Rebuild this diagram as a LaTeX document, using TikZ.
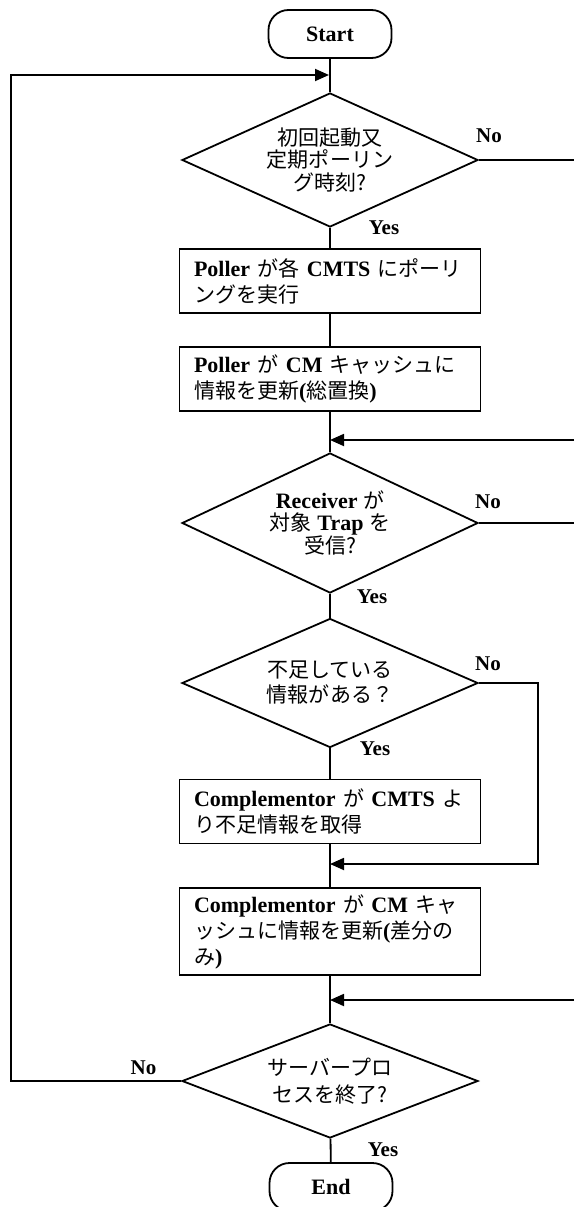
\documentclass[tikz,border=0pt]{standalone}
\usepackage{fontspec}
\setmainfont{Liberation Serif}
\newfontfamily\jpfont[Scale=0.955]{Noto Sans CJK JP}
\usetikzlibrary{shapes.geometric,arrows.meta}
\newcommand\J[1]{{\jpfont\mdseries #1}}
\tikzset{
  conn/.style={line width=1.8pt},
  arr/.style={line width=1.8pt,-{Triangle[length=14pt,width=12pt]}},
  proc/.style={draw,line width=1.8pt,rectangle,text width=272pt,align=left,
    inner xsep=14.5pt,inner ysep=0pt,minimum height=64pt,
    font=\fontsize{22}{26}\selectfont\bfseries},
  decision/.style={draw,line width=1.8pt,diamond,aspect=2.2,inner sep=0pt,
    minimum width=296pt,minimum height=134pt,align=center,
    font=\fontsize{22}{22.5}\selectfont\bfseries},
  term/.style={draw,line width=1.8pt,rounded corners=20pt,minimum width=123pt,
    minimum height=48pt,font=\fontsize{22}{26}\selectfont\bfseries},
  lbl/.style={font=\fontsize{21}{24}\selectfont\bfseries,inner sep=0pt},
}
\begin{document}
\begin{tikzpicture}[x=1pt,y=-1pt]
\useasboundingbox (0,0) rectangle (574,1207);
% nodes
\node[term] (start) at (330,34) {Start};
\node[decision] (d1) at (330,160) {\J{初回起動又}\\\J{定期ポーリン}\\\J{グ時刻?}};
\node[proc] (b1) at (330,281) {Poller \J{が各} CMTS \J{にポーリ}\\\J{ングを実行}};
\node[proc] (b2) at (330,379) {Poller \J{が} CM \J{キャッシュに}\\\J{情報を更新}(\J{総置換})};
\node[decision,minimum height=140pt,font=\fontsize{22}{22}\selectfont\bfseries] (d2) at (330,523) {Receiver \J{が}\\\J{対象} Trap \J{を}\\\J{受信?}};
\node[decision,minimum height=129pt,font=\fontsize{22}{25}\selectfont\bfseries] (d3) at (330,683) {\J{不足している}\\\J{情報がある？}};
\node[proc] (b3) at (330,811.5) {Complementor \J{が} CMTS \J{よ}\\\J{り不足情報を取得}};
\node[proc,minimum height=87pt] (b4) at (330,931.5) {Complementor \J{が} CM \J{キャ}\\\J{ッシュに情報を更新}(\J{差分の}\\\J{み})};
\node[decision,minimum height=114pt,font=\fontsize{22}{27}\selectfont\bfseries] (d4) at (330,1081) {\J{サーバープロ}\\\J{セスを終了?}};
\node[term] (end) at (331,1187) {End};
% coordinates
\coordinate (m0) at (329,75);
\coordinate (lc) at (11,75);
\coordinate (r1) at (574,160);
\coordinate (r2a) at (574,440);
\coordinate (m2a) at (330,440);
\coordinate (r2) at (574,523);
\coordinate (c3) at (538,864);
\coordinate (m3) at (330,864);
\coordinate (r4) at (574,1000);
\coordinate (m4) at (330,1000);
% connectors
\draw[conn] (start) -- (d1);
\draw[conn] (d1) -- (b1);
\draw[conn] (b1) -- (b2);
\draw[conn] (b2) -- (d2);
\draw[conn] (d2) -- (d3);
\draw[conn] (d3) -- (b3);
\draw[conn] (b3) -- (b4);
\draw[conn] (b4) -- (d4);
\draw[conn] (d4) -- (end);
\draw[conn] (d1.east) -- (r1);
\draw[conn] (d2.east) -- (r2);
\draw[arr] (r2a) -- (m2a);
\draw[arr] (d3.east) -| (c3) -- (m3);
\draw[arr] (r4) -- (m4);
\draw[arr] (d4.west) -| (lc) -- (m0);
% labels
\node[lbl] (n1) at (489,136) {No};
\node[lbl] (y1) at (384,228) {Yes};
\node[lbl] (n2) at (488,502) {No};
\node[lbl] (y2) at (372,597) {Yes};
\node[lbl] (n3) at (488,664) {No};
\node[lbl] (y3) at (375,749) {Yes};
\node[lbl] (n4) at (143.5,1068) {No};
\node[lbl] (y4) at (383,1150) {Yes};
\end{tikzpicture}
\end{document}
◆ ◆ ◆ ◆ ◆
Instructions for the task: Skip the pictures, then retype every line above exactly.

Expected output:
Rebuild this diagram as a LaTeX document, using TikZ.
\documentclass[tikz,border=0pt]{standalone}
\usepackage{fontspec}
\setmainfont{Liberation Serif}
\newfontfamily\jpfont[Scale=0.955]{Noto Sans CJK JP}
\usetikzlibrary{shapes.geometric,arrows.meta}
\newcommand\J[1]{{\jpfont\mdseries #1}}
\tikzset{
  conn/.style={line width=1.8pt},
  arr/.style={line width=1.8pt,-{Triangle[length=14pt,width=12pt]}},
  proc/.style={draw,line width=1.8pt,rectangle,text width=272pt,align=left,
    inner xsep=14.5pt,inner ysep=0pt,minimum height=64pt,
    font=\fontsize{22}{26}\selectfont\bfseries},
  decision/.style={draw,line width=1.8pt,diamond,aspect=2.2,inner sep=0pt,
    minimum width=296pt,minimum height=134pt,align=center,
    font=\fontsize{22}{22.5}\selectfont\bfseries},
  term/.style={draw,line width=1.8pt,rounded corners=20pt,minimum width=123pt,
    minimum height=48pt,font=\fontsize{22}{26}\selectfont\bfseries},
  lbl/.style={font=\fontsize{21}{24}\selectfont\bfseries,inner sep=0pt},
}
\begin{document}
\begin{tikzpicture}[x=1pt,y=-1pt]
\useasboundingbox (0,0) rectangle (574,1207);
% nodes
\node[term] (start) at (330,34) {Start};
\node[decision] (d1) at (330,160) {\J{初回起動又}\\\J{定期ポーリン}\\\J{グ時刻?}};
\node[proc] (b1) at (330,281) {Poller \J{が各} CMTS \J{にポーリ}\\\J{ングを実行}};
\node[proc] (b2) at (330,379) {Poller \J{が} CM \J{キャッシュに}\\\J{情報を更新}(\J{総置換})};
\node[decision,minimum height=140pt,font=\fontsize{22}{22}\selectfont\bfseries] (d2) at (330,523) {Receiver \J{が}\\\J{対象} Trap \J{を}\\\J{受信?}};
\node[decision,minimum height=129pt,font=\fontsize{22}{25}\selectfont\bfseries] (d3) at (330,683) {\J{不足している}\\\J{情報がある？}};
\node[proc] (b3) at (330,811.5) {Complementor \J{が} CMTS \J{よ}\\\J{り不足情報を取得}};
\node[proc,minimum height=87pt] (b4) at (330,931.5) {Complementor \J{が} CM \J{キャ}\\\J{ッシュに情報を更新}(\J{差分の}\\\J{み})};
\node[decision,minimum height=114pt,font=\fontsize{22}{27}\selectfont\bfseries] (d4) at (330,1081) {\J{サーバープロ}\\\J{セスを終了?}};
\node[term] (end) at (331,1187) {End};
% coordinates
\coordinate (m0) at (329,75);
\coordinate (lc) at (11,75);
\coordinate (r1) at (574,160);
\coordinate (r2a) at (574,440);
\coordinate (m2a) at (330,440);
\coordinate (r2) at (574,523);
\coordinate (c3) at (538,864);
\coordinate (m3) at (330,864);
\coordinate (r4) at (574,1000);
\coordinate (m4) at (330,1000);
% connectors
\draw[conn] (start) -- (d1);
\draw[conn] (d1) -- (b1);
\draw[conn] (b1) -- (b2);
\draw[conn] (b2) -- (d2);
\draw[conn] (d2) -- (d3);
\draw[conn] (d3) -- (b3);
\draw[conn] (b3) -- (b4);
\draw[conn] (b4) -- (d4);
\draw[conn] (d4) -- (end);
\draw[conn] (d1.east) -- (r1);
\draw[conn] (d2.east) -- (r2);
\draw[arr] (r2a) -- (m2a);
\draw[arr] (d3.east) -| (c3) -- (m3);
\draw[arr] (r4) -- (m4);
\draw[arr] (d4.west) -| (lc) -- (m0);
% labels
\node[lbl] (n1) at (489,136) {No};
\node[lbl] (y1) at (384,228) {Yes};
\node[lbl] (n2) at (488,502) {No};
\node[lbl] (y2) at (372,597) {Yes};
\node[lbl] (n3) at (488,664) {No};
\node[lbl] (y3) at (375,749) {Yes};
\node[lbl] (n4) at (143.5,1068) {No};
\node[lbl] (y4) at (383,1150) {Yes};
\end{tikzpicture}
\end{document}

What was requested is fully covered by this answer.